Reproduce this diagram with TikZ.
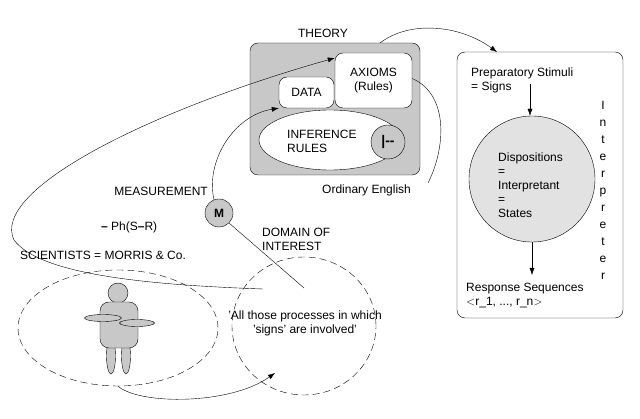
\documentclass[tikz,border=0pt]{standalone}
\usepackage{fontspec}
\setmainfont{Liberation Sans}
\usetikzlibrary{arrows.meta,shapes.geometric}
\definecolor{g1}{HTML}{C8C8C8}
\definecolor{g2}{HTML}{E2E2E2}
\begin{document}
\begin{tikzpicture}[x=1pt,y=-1pt,
  every node/.style={font=\fontsize{12}{14}\selectfont,inner sep=0pt},
  arr/.style={-{Latex[length=7pt,width=5pt]}},
  dsh/.style={dashed,dash pattern=on 7pt off 4pt},
  body/.style={draw,fill=g1}]
\useasboundingbox (0,0) rectangle (640,419);
% theory
\node[draw,fill=g1,rounded corners=8pt,minimum width=170pt,minimum height=132pt] (theory) at (335,109) {};
\node (theorylbl) at (323,33) {THEORY};
\node[draw,fill=white,rounded corners=8pt,minimum width=77pt,minimum height=55pt,align=center] (axioms) at (373.5,80.5) {AXIOMS\\(Rules)};
\node[draw,fill=white,rounded corners=8pt,minimum width=55pt,minimum height=31pt] (data) at (306.5,92.5) {DATA};
\node[draw,fill=white,ellipse,minimum width=142pt,minimum height=60pt] (infer) at (330,140) {};
\node[align=left,anchor=west] (inferlbl) at (287,141) {INFERENCE\\RULES};
\node[draw,fill=g1,circle,minimum size=34pt,font=\fontsize{14}{14}\selectfont] (turn) at (388,142) {\textbf{|-{}-}};
\node[anchor=west] (eng) at (322,190) {Ordinary English};
\coordinate (engend) at (428,183);
\draw (axioms.east) ++(0,-2) .. controls (450,95) and (445,150) .. (engend);
% right box
\node[draw,fill=white,rounded corners=8pt,minimum width=166pt,minimum height=266pt] (interp) at (540,185) {};
\node[align=left,anchor=west] (prep) at (471,80) {Preparatory Stimuli\\= Signs};
\node[draw,fill=g2,circle,minimum size=126pt] (disp) at (532,179) {};
\node[align=left,anchor=west] (displbl) at (498,185) {Dispositions\\=\\Interpretant\\=\\States};
\node[align=left,anchor=west] (resp) at (466,296) {Response Sequences\\$<$r\_1, ..., r\_n$>$};
\node[align=center,font=\fontsize{12}{17}\selectfont] (interlbl) at (603,190) {I\\n\\t\\e\\r\\p\\r\\e\\t\\e\\r};
\coordinate (p1) at (530,84);
\draw[arr] (p1) -- (disp.north -| p1);
\coordinate (p2) at (532,275);
\draw[arr] (disp.south) -- (p2);
\draw[arr] (380,43) .. controls (410,20) and (460,25) .. (497,52);
% measurement
\node[draw,fill=g1,circle,minimum size=28pt] (M) at (219,213) {\textbf{M}};
\node[anchor=east] (meas) at (208,191) {MEASUREMENT};
\node[anchor=west] (ph) at (101,227) {\textbf{--} Ph(S\textbf{--}R)};
\node[anchor=west] (sci) at (20,255) {SCIENTISTS = MORRIS \& Co.};
\node[anchor=west,align=left] (dom) at (262,239) {DOMAIN OF\\INTEREST};
\draw[arr] (M.north) ++(-5,1) .. controls (205,160) and (235,115) .. (data.south west);
\coordinate (mend) at (304,288);
\draw (M.south east) -- (mend);
% ellipses
\node[draw,dsh,ellipse,minimum width=200pt,minimum height=116pt] (sciell) at (118,328) {};
\node[draw,dsh,ellipse,minimum width=144pt,minimum height=138pt] (domell) at (304,326) {};
\node[align=center] (domtxt) at (305,323) {'All those processes in which\\'signs' are involved'};
% big curve
\coordinate (cstart) at (263,289);
\draw[arr] (cstart) .. controls (150,285) and (40,275) .. (14,240)
  .. controls (-10,190) and (150,110) .. (axioms.west |- 0,58);
% person
\node[body,circle,minimum size=20pt] (head) at (118,293) {};
\node[body,ellipse,minimum width=9pt,minimum height=36pt] (legl) at (111,356) {};
\node[body,ellipse,minimum width=9pt,minimum height=36pt] (legr) at (126,356) {};
\node[body,rounded corners=9pt,minimum width=38pt,minimum height=46pt] (torso) at (119,325) {};
\node[body,ellipse,minimum width=37pt,minimum height=7pt] (arml) at (103,318) {};
\node[body,ellipse,minimum width=35pt,minimum height=7pt] (armr) at (137,323) {};
\coordinate (bend) at (275,373);
\draw[arr] (sciell.south) .. controls (140,405) and (230,405) .. (bend);
\end{tikzpicture}
\end{document}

■ ■ ■ ■ ■

Output the lines above in full and exactly as given, omitting any pictures.

Reproduce this diagram with TikZ.
\documentclass[tikz,border=0pt]{standalone}
\usepackage{fontspec}
\setmainfont{Liberation Sans}
\usetikzlibrary{arrows.meta,shapes.geometric}
\definecolor{g1}{HTML}{C8C8C8}
\definecolor{g2}{HTML}{E2E2E2}
\begin{document}
\begin{tikzpicture}[x=1pt,y=-1pt,
  every node/.style={font=\fontsize{12}{14}\selectfont,inner sep=0pt},
  arr/.style={-{Latex[length=7pt,width=5pt]}},
  dsh/.style={dashed,dash pattern=on 7pt off 4pt},
  body/.style={draw,fill=g1}]
\useasboundingbox (0,0) rectangle (640,419);
% theory
\node[draw,fill=g1,rounded corners=8pt,minimum width=170pt,minimum height=132pt] (theory) at (335,109) {};
\node (theorylbl) at (323,33) {THEORY};
\node[draw,fill=white,rounded corners=8pt,minimum width=77pt,minimum height=55pt,align=center] (axioms) at (373.5,80.5) {AXIOMS\\(Rules)};
\node[draw,fill=white,rounded corners=8pt,minimum width=55pt,minimum height=31pt] (data) at (306.5,92.5) {DATA};
\node[draw,fill=white,ellipse,minimum width=142pt,minimum height=60pt] (infer) at (330,140) {};
\node[align=left,anchor=west] (inferlbl) at (287,141) {INFERENCE\\RULES};
\node[draw,fill=g1,circle,minimum size=34pt,font=\fontsize{14}{14}\selectfont] (turn) at (388,142) {\textbf{|-{}-}};
\node[anchor=west] (eng) at (322,190) {Ordinary English};
\coordinate (engend) at (428,183);
\draw (axioms.east) ++(0,-2) .. controls (450,95) and (445,150) .. (engend);
% right box
\node[draw,fill=white,rounded corners=8pt,minimum width=166pt,minimum height=266pt] (interp) at (540,185) {};
\node[align=left,anchor=west] (prep) at (471,80) {Preparatory Stimuli\\= Signs};
\node[draw,fill=g2,circle,minimum size=126pt] (disp) at (532,179) {};
\node[align=left,anchor=west] (displbl) at (498,185) {Dispositions\\=\\Interpretant\\=\\States};
\node[align=left,anchor=west] (resp) at (466,296) {Response Sequences\\$<$r\_1, ..., r\_n$>$};
\node[align=center,font=\fontsize{12}{17}\selectfont] (interlbl) at (603,190) {I\\n\\t\\e\\r\\p\\r\\e\\t\\e\\r};
\coordinate (p1) at (530,84);
\draw[arr] (p1) -- (disp.north -| p1);
\coordinate (p2) at (532,275);
\draw[arr] (disp.south) -- (p2);
\draw[arr] (380,43) .. controls (410,20) and (460,25) .. (497,52);
% measurement
\node[draw,fill=g1,circle,minimum size=28pt] (M) at (219,213) {\textbf{M}};
\node[anchor=east] (meas) at (208,191) {MEASUREMENT};
\node[anchor=west] (ph) at (101,227) {\textbf{--} Ph(S\textbf{--}R)};
\node[anchor=west] (sci) at (20,255) {SCIENTISTS = MORRIS \& Co.};
\node[anchor=west,align=left] (dom) at (262,239) {DOMAIN OF\\INTEREST};
\draw[arr] (M.north) ++(-5,1) .. controls (205,160) and (235,115) .. (data.south west);
\coordinate (mend) at (304,288);
\draw (M.south east) -- (mend);
% ellipses
\node[draw,dsh,ellipse,minimum width=200pt,minimum height=116pt] (sciell) at (118,328) {};
\node[draw,dsh,ellipse,minimum width=144pt,minimum height=138pt] (domell) at (304,326) {};
\node[align=center] (domtxt) at (305,323) {'All those processes in which\\'signs' are involved'};
% big curve
\coordinate (cstart) at (263,289);
\draw[arr] (cstart) .. controls (150,285) and (40,275) .. (14,240)
  .. controls (-10,190) and (150,110) .. (axioms.west |- 0,58);
% person
\node[body,circle,minimum size=20pt] (head) at (118,293) {};
\node[body,ellipse,minimum width=9pt,minimum height=36pt] (legl) at (111,356) {};
\node[body,ellipse,minimum width=9pt,minimum height=36pt] (legr) at (126,356) {};
\node[body,rounded corners=9pt,minimum width=38pt,minimum height=46pt] (torso) at (119,325) {};
\node[body,ellipse,minimum width=37pt,minimum height=7pt] (arml) at (103,318) {};
\node[body,ellipse,minimum width=35pt,minimum height=7pt] (armr) at (137,323) {};
\coordinate (bend) at (275,373);
\draw[arr] (sciell.south) .. controls (140,405) and (230,405) .. (bend);
\end{tikzpicture}
\end{document}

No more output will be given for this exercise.